───── SUPPLIED MATERIAL

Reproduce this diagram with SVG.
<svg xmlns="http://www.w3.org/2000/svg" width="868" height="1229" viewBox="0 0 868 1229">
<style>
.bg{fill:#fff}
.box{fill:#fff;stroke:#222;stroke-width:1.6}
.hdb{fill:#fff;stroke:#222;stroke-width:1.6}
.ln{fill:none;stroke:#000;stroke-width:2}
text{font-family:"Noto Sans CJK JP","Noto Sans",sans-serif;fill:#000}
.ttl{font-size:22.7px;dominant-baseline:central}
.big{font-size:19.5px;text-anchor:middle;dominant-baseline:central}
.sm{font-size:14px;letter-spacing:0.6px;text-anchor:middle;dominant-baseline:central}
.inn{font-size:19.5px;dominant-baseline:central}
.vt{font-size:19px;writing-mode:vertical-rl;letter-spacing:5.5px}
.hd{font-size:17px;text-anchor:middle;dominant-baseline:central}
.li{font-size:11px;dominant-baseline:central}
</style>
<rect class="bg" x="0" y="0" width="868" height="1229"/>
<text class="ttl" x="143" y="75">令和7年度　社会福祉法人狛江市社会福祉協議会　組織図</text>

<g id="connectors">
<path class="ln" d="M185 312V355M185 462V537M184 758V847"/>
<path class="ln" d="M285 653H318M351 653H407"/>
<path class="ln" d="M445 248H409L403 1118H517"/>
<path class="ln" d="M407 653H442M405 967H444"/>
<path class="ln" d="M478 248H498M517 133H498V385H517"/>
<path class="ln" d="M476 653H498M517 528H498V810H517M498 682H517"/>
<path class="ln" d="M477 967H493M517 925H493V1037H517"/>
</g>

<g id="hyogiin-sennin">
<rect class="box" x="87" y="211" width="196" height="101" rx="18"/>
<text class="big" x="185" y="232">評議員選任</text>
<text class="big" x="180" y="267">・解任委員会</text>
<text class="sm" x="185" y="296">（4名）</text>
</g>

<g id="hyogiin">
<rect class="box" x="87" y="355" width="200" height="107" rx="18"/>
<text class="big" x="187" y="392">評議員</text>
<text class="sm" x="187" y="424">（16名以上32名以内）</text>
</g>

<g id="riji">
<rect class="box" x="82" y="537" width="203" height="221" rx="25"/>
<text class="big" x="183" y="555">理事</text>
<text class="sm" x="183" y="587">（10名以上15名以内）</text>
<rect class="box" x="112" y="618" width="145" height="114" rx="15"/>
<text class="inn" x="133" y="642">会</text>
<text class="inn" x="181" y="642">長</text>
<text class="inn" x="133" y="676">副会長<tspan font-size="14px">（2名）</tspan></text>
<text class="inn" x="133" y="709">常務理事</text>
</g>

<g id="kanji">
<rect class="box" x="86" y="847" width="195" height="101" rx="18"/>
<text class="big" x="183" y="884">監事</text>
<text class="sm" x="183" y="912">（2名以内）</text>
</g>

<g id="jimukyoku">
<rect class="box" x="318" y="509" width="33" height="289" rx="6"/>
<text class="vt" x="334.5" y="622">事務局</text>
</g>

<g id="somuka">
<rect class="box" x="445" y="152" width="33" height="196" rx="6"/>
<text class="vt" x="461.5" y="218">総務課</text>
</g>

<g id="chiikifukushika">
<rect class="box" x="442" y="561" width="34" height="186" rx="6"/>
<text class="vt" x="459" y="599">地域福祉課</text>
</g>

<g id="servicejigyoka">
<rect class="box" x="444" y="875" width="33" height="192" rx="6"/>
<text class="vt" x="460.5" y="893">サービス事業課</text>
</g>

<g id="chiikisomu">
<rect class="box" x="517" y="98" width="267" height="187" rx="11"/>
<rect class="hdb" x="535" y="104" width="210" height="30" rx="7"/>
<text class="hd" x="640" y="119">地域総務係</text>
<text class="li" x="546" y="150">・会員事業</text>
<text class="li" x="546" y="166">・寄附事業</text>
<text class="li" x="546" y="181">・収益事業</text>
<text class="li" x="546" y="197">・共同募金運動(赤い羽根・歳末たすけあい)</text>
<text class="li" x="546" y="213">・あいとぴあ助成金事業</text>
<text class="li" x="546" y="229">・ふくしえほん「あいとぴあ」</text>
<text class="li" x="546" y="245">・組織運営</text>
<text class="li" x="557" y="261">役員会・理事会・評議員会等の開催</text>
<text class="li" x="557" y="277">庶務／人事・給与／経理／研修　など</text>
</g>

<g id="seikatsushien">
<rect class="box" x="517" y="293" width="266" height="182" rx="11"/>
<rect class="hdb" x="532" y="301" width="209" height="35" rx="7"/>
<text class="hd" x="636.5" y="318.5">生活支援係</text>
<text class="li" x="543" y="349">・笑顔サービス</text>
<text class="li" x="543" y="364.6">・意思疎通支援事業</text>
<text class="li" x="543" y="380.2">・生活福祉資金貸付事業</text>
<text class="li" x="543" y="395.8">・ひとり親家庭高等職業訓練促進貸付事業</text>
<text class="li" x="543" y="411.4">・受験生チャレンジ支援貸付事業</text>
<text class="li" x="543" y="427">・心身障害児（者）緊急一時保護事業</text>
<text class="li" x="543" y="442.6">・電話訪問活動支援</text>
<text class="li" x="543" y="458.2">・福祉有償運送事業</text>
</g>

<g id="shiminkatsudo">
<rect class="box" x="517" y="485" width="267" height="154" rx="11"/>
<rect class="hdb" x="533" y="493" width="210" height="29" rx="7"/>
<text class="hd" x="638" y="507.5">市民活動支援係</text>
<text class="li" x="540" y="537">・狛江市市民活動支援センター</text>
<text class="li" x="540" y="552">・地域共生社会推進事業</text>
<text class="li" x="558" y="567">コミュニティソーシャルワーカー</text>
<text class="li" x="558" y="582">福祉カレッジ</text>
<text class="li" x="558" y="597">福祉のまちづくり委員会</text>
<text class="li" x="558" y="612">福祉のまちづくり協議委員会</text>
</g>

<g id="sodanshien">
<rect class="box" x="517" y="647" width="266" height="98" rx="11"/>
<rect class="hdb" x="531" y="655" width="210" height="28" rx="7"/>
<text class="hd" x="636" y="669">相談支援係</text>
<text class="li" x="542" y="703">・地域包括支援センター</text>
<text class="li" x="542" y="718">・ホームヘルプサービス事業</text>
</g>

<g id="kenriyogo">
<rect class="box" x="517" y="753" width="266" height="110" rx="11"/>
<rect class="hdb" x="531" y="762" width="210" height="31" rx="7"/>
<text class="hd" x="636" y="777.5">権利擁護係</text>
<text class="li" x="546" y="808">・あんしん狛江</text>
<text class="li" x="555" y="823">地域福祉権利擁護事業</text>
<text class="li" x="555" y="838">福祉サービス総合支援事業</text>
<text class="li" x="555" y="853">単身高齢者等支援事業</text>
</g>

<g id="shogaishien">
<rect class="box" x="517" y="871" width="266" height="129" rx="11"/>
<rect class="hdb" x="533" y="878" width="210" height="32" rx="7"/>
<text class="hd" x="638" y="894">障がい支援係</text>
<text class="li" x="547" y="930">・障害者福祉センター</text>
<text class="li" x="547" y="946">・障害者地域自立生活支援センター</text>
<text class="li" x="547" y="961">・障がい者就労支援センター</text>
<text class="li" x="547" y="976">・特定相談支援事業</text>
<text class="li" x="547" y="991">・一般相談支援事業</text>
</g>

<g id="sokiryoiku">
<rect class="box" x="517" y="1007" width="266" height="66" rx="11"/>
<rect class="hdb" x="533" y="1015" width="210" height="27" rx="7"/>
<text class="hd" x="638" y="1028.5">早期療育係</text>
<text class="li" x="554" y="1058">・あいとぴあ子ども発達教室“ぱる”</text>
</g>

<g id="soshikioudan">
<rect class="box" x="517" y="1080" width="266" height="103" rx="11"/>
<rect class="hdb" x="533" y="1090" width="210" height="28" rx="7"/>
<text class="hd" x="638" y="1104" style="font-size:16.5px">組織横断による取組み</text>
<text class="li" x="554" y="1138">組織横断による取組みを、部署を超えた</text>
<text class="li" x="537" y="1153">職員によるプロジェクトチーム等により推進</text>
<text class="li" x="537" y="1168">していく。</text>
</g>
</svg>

──────────
───── SUPPLIED MATERIAL

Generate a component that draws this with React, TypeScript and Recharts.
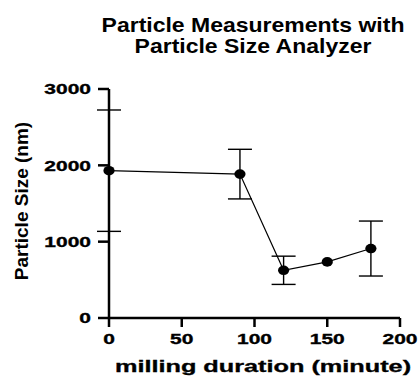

──────────
───── SUPPLIED MATERIAL

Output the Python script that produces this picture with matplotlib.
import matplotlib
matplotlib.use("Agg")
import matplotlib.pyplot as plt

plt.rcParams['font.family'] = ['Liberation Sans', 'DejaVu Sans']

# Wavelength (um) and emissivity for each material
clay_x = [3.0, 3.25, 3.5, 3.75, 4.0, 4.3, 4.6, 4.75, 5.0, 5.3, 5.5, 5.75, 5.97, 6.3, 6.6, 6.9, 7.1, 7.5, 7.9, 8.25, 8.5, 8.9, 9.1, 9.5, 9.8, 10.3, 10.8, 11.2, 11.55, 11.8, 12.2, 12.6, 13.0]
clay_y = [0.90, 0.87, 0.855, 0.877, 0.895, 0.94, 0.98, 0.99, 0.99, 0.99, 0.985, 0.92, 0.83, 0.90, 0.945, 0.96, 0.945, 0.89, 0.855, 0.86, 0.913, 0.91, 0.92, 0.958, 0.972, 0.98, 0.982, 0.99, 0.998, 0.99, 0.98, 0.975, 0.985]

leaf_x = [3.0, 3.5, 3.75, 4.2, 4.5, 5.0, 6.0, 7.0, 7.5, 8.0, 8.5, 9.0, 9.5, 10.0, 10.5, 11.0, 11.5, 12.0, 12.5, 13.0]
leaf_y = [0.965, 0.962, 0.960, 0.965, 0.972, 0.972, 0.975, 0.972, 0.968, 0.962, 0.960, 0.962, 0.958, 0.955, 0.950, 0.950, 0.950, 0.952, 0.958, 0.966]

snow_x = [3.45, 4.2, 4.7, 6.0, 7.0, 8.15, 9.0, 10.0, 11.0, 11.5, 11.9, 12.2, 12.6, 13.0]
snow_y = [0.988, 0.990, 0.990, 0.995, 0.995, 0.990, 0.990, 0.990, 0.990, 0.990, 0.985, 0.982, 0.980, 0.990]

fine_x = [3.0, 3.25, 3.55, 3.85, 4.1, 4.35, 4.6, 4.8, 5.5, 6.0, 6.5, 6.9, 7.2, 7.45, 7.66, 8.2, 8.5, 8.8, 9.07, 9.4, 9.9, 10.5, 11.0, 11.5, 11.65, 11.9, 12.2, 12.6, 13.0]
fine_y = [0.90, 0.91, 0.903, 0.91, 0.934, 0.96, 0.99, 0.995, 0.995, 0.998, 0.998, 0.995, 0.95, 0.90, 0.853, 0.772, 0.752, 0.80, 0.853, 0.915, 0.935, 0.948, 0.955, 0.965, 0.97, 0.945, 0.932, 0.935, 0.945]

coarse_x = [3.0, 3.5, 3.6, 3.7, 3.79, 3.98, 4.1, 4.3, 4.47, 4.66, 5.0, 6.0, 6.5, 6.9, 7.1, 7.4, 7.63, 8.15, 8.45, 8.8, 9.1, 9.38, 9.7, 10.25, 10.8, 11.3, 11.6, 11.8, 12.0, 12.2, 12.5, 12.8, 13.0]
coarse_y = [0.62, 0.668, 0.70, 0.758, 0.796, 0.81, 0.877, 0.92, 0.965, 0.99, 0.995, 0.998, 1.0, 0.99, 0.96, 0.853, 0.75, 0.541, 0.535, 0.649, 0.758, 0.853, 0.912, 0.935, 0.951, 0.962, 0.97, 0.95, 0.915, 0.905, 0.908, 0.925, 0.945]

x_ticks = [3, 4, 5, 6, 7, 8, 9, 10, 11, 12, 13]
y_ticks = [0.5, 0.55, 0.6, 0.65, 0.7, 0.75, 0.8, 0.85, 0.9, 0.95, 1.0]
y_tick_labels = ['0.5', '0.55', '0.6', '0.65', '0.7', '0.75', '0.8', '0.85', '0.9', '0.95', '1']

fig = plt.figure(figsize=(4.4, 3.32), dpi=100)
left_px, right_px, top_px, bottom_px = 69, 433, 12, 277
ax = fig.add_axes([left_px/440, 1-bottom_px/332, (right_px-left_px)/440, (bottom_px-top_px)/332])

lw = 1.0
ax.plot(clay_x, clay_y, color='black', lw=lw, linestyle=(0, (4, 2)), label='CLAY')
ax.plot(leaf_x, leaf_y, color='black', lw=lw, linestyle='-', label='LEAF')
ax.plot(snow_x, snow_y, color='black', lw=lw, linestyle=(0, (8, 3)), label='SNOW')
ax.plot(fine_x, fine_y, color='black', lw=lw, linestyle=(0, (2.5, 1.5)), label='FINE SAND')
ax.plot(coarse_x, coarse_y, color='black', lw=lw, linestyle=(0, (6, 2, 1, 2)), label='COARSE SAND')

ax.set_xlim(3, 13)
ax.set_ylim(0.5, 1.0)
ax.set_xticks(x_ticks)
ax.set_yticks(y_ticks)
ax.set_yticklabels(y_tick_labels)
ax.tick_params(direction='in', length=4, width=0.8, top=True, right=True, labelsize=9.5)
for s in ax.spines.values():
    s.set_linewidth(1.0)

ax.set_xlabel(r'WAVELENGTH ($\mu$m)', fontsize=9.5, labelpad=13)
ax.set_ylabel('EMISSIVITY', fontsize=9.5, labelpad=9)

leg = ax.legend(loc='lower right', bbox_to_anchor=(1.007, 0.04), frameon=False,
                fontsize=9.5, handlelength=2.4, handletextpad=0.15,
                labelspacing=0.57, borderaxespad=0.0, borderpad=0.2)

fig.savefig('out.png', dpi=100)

──────────

TO DO. Extract, word for word, every line beginning with the one that holds "Output the Python" and concluding with the one that holds "plt.rcParams['font.family'] = ['Liberation". Include both of those lines.

TASK RESPONSE.
Output the Python script that produces this picture with matplotlib.
import matplotlib
matplotlib.use("Agg")
import matplotlib.pyplot as plt

plt.rcParams['font.family'] = ['Liberation Sans', 'DejaVu Sans']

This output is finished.